For most of us ‘risk’ refers to the probability
of loss of injury to ourselves or others. Within the scientific
community, however, risk is assessed through a multi-stage analysis
involving a “risk assessment”, “risk characterization” and “risk
management”. According to the Environmental Protection Agency (EPA),
a risk assessment is “the evaluation of scientific information on
the hazardous properties of environmental agents, the dose-response
relationship, and the extent of human exposure to those agents.”
The result of this analysis “is a statement regarding the probability
that populations or individuals so exposed will be harmed and to
what degree,” also known as a risk characterization. Once risk has
been assessed and characterized, “political, social, economic and
engineering implications together with risk-related information”
are gathered “in order to develop, analyze and compare management
options and select the appropriate managerial response to a potential
chronic health hazard”.
Since science is a product of human rationalization, it is not surprising
that this mode of thinking parallels our everyday decision-making process.
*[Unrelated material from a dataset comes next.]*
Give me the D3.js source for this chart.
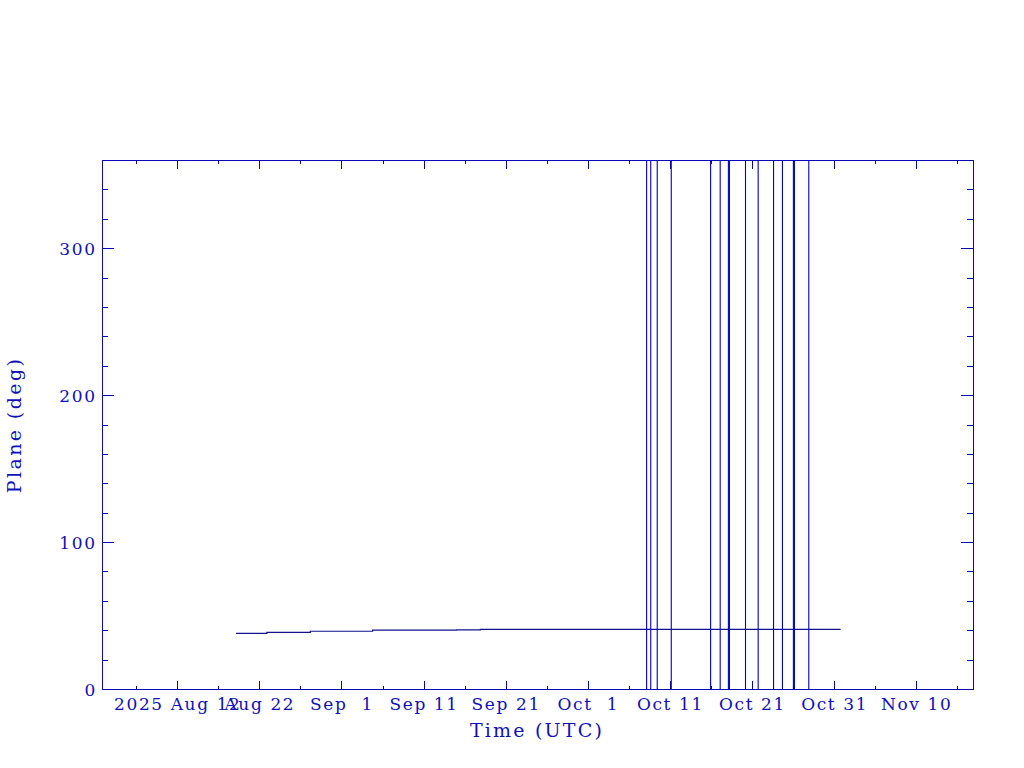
<!DOCTYPE html>
<html>
<head>
<meta charset="utf-8">
<script src="https://cdn.jsdelivr.net/npm/d3@7"></script>
<style>
  html, body { margin: 0; padding: 0; background: #ffffff; }
  svg { display: block; }
  text { font-family: "DejaVu Serif", "Liberation Serif", serif; fill: #1010b8; white-space: pre; }
</style>
</head>
<body>
<svg id="chart" width="1024" height="768"></svg>
<script>
// ---- data ----
const stepTimes  = ["2025-08-19T04:00Z", "2025-08-22T22:00Z", "2025-08-28T05:00Z", "2025-09-04T19:00Z",
                    "2025-09-15T00:00Z", "2025-09-17T22:00Z", "2025-10-31T19:00Z"];
const stepValues = [37.9, 38.6, 39.3, 40.0, 40.3, 40.6, 40.6];

// times where the plane angle wraps through the full 0..360 range
const wrapTimes = ["2025-10-08T04:00Z", "2025-10-08T16:00Z", "2025-10-09T11:00Z", "2025-10-11T04:00Z",
                   "2025-10-15T23:00Z", "2025-10-17T03:00Z", "2025-10-18T03:00Z", "2025-10-18T06:00Z",
                   "2025-10-20T05:00Z", "2025-10-21T18:00Z", "2025-10-23T15:00Z", "2025-10-24T17:00Z",
                   "2025-10-26T01:00Z", "2025-10-26T04:00Z", "2025-10-27T22:00Z"];

const timeDomain = ["2025-08-02T20:00Z", "2025-11-16T22:00Z"];
const firstTick = "2025-08-12T00:00Z";
const xTickLabels = ["2025 Aug 12", "Aug 22", "Sep  1", "Sep 11", "Sep 21", "Oct  1",
                     "Oct 11", "Oct 21", "Oct 31", "Nov 10"];
const yDomain = [0, 360];
const yMajorTicks = [0, 100, 200, 300];
const yTickLabels = ["0", "100", "200", "300"];
const xTitle = "Time (UTC)";
const yTitle = "Plane (deg)";

// ---- layout ----
const X0 = 102, X1 = 973, Y0 = 160, Y1 = 689;
const AX = "#0a0ab4";
const svg = d3.select("#chart");

const x = d3.scaleUtc().domain(timeDomain.map(d => new Date(d))).range([X0, X1]);
const y = d3.scaleLinear().domain(yDomain).range([Y1, Y0]);

const t0 = new Date(firstTick);
const majorX = xTickLabels.map((_, i) => d3.utcDay.offset(t0, 10 * i));
const minorX = d3.range(-1, 20).map(i => d3.utcDay.offset(t0, 5 * i))
  .filter(d => d > x.domain()[0] && d < x.domain()[1]);
const minorY = d3.range(0, 361, 20);

function styleAxis(g) {
  g.select(".domain").remove();
  g.selectAll("line").attr("stroke", AX).attr("stroke-width", 1).attr("shape-rendering", "crispEdges");
}

// x axes (ticks inside)
svg.append("g").attr("transform", `translate(0,${Y1})`)
  .call(d3.axisBottom(x).tickValues(minorX).tickSize(-3.5).tickFormat(""))
  .call(styleAxis).selectAll("text").remove();
const bx = svg.append("g").attr("transform", `translate(0,${Y1})`)
  .call(d3.axisBottom(x).tickValues(majorX).tickSize(-8).tickFormat((d, i) => xTickLabels[i]))
  .call(styleAxis);
bx.selectAll("text")
  .attr("y", 21).attr("dy", 0)
  .attr("font-size", 17).attr("letter-spacing", 1.6)
  .attr("fill", "#1010b8")
  .attr("font-family", "DejaVu Serif");

svg.append("g").attr("transform", `translate(0,${Y0})`)
  .call(d3.axisTop(x).tickValues(minorX).tickSize(-4).tickFormat(""))
  .call(styleAxis).selectAll("text").remove();
svg.append("g").attr("transform", `translate(0,${Y0})`)
  .call(d3.axisTop(x).tickValues(majorX).tickSize(-9).tickFormat(""))
  .call(styleAxis).selectAll("text").remove();

// y axes
svg.append("g").attr("transform", `translate(${X0},0)`)
  .call(d3.axisLeft(y).tickValues(minorY).tickSize(-6).tickFormat(""))
  .call(styleAxis).selectAll("text").remove();
const ly = svg.append("g").attr("transform", `translate(${X0},0)`)
  .call(d3.axisLeft(y).tickValues(yMajorTicks).tickSize(-12).tickFormat((d, i) => yTickLabels[i]))
  .call(styleAxis);
ly.selectAll("text")
  .attr("x", -5).attr("dy", "0.36em")
  .attr("font-size", 17).attr("letter-spacing", 1.8)
  .attr("fill", "#1010b8")
  .attr("font-family", "DejaVu Serif");

svg.append("g").attr("transform", `translate(${X1},0)`)
  .call(d3.axisRight(y).tickValues(minorY).tickSize(-6).tickFormat(""))
  .call(styleAxis).selectAll("text").remove();
svg.append("g").attr("transform", `translate(${X1},0)`)
  .call(d3.axisRight(y).tickValues(yMajorTicks).tickSize(-12).tickFormat(""))
  .call(styleAxis).selectAll("text").remove();

// frame
svg.append("rect")
  .attr("x", X0).attr("y", Y0).attr("width", X1 - X0).attr("height", Y1 - Y0)
  .attr("fill", "none").attr("stroke", AX).attr("stroke-width", 1)
  .attr("shape-rendering", "crispEdges");

// data: step line
const stepData = stepTimes.map((t, i) => ({ t: new Date(t), v: stepValues[i] }));
svg.append("path")
  .datum(stepData)
  .attr("fill", "none")
  .attr("stroke", "#12128e")
  .attr("stroke-width", 1.2)
  .attr("d", d3.line().x(d => x(d.t)).y(d => y(d.v)).curve(d3.curveStepAfter));

// data: wrap-around verticals (0 -> 360)
svg.append("g").selectAll("line")
  .data(wrapTimes.map(t => new Date(t)))
  .join("line")
  .attr("x1", d => x(d)).attr("x2", d => x(d))
  .attr("y1", y(yDomain[0])).attr("y2", y(yDomain[1]))
  .attr("stroke", "#0000c0")
  .attr("stroke-width", 1.1);

// titles
svg.append("text")
  .attr("x", 537).attr("y", 737)
  .attr("text-anchor", "middle")
  .attr("font-size", 19).attr("letter-spacing", 2.2)
  .text(xTitle);
svg.append("text")
  .attr("transform", "translate(21,425) rotate(-90)")
  .attr("text-anchor", "middle")
  .attr("font-size", 19).attr("letter-spacing", 2.4)
  .text(yTitle);
</script>
</body>
</html>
Each day we weigh risk. We weigh the risk of injury when driving
a car or riding a bicycle against the joy or convenience of each
particular mode of transportation. We factor the acceptability of the
activity and the probability that other people are engaged in similar
activities. The scientific approach to environmental risk simply
takes this form of rationalization and incorporates it into a framework
of public health. Such cost-benefit analysis of risk has been the
mode of choice for analyzing environmental health in the United
States for the last thirty years.
However, this model of risk has a serious flaw. Unlike the individual
who makes his/her daily assessments of risk when performing certain
activities, the scientific approach to risk analysis does not give
a voice or choice to those who are at risk. This has significant
implications with regard to risk management. Because this phase
of the analysis incorporates economic and political considerations,
those lacking power in either realm are at a disadvantage when choosing
the appropriate “managerial response” to combat the environmental
hazard.
This approach to environmental risk also ignores the informal and
experiential evidence provided by those who are exposed to environmental
hazards. Unable to speak in the scientific language of ‘environmental
risk’ or present evidence that accords with the previously described
model of risk, communities affected by environmental hazards are
prevented from communicating their knowledge, gleaned from experience,
in a manner that is accepted by scientific authorities. Two serious
consequences result from this situation. First, those affected by
environmental hazards are deprived of any agency in dealing with
their problems, and are left to wonder how or whether their voice
is being incorporated into a supposed democratic dialogue. Secondly,
science – a method in and of itself that gives credence to the observed
and the experiential – fails to take advantage of the large repository
of local knowledge that exists within every community. This failure
reproduces the divisions between professionals and laymen, which,
in turn, works to undermine our faith in the benefits attributed
to society through science.
References
Corburn, Jason. 2005. Street Science. Cambridge, MA: MIT Press.
Environmental Protection Agency. 2007. Glossary of Integrated Risk
Information System Terms. http://www.epa.gov/iris/gloss8.htm#r
(accessed March 20, 2007).
Fiorino, D. 1989. Environmental risk and democratic process: a critical
review. Columbia Journal of Environmental Law 14:501-547.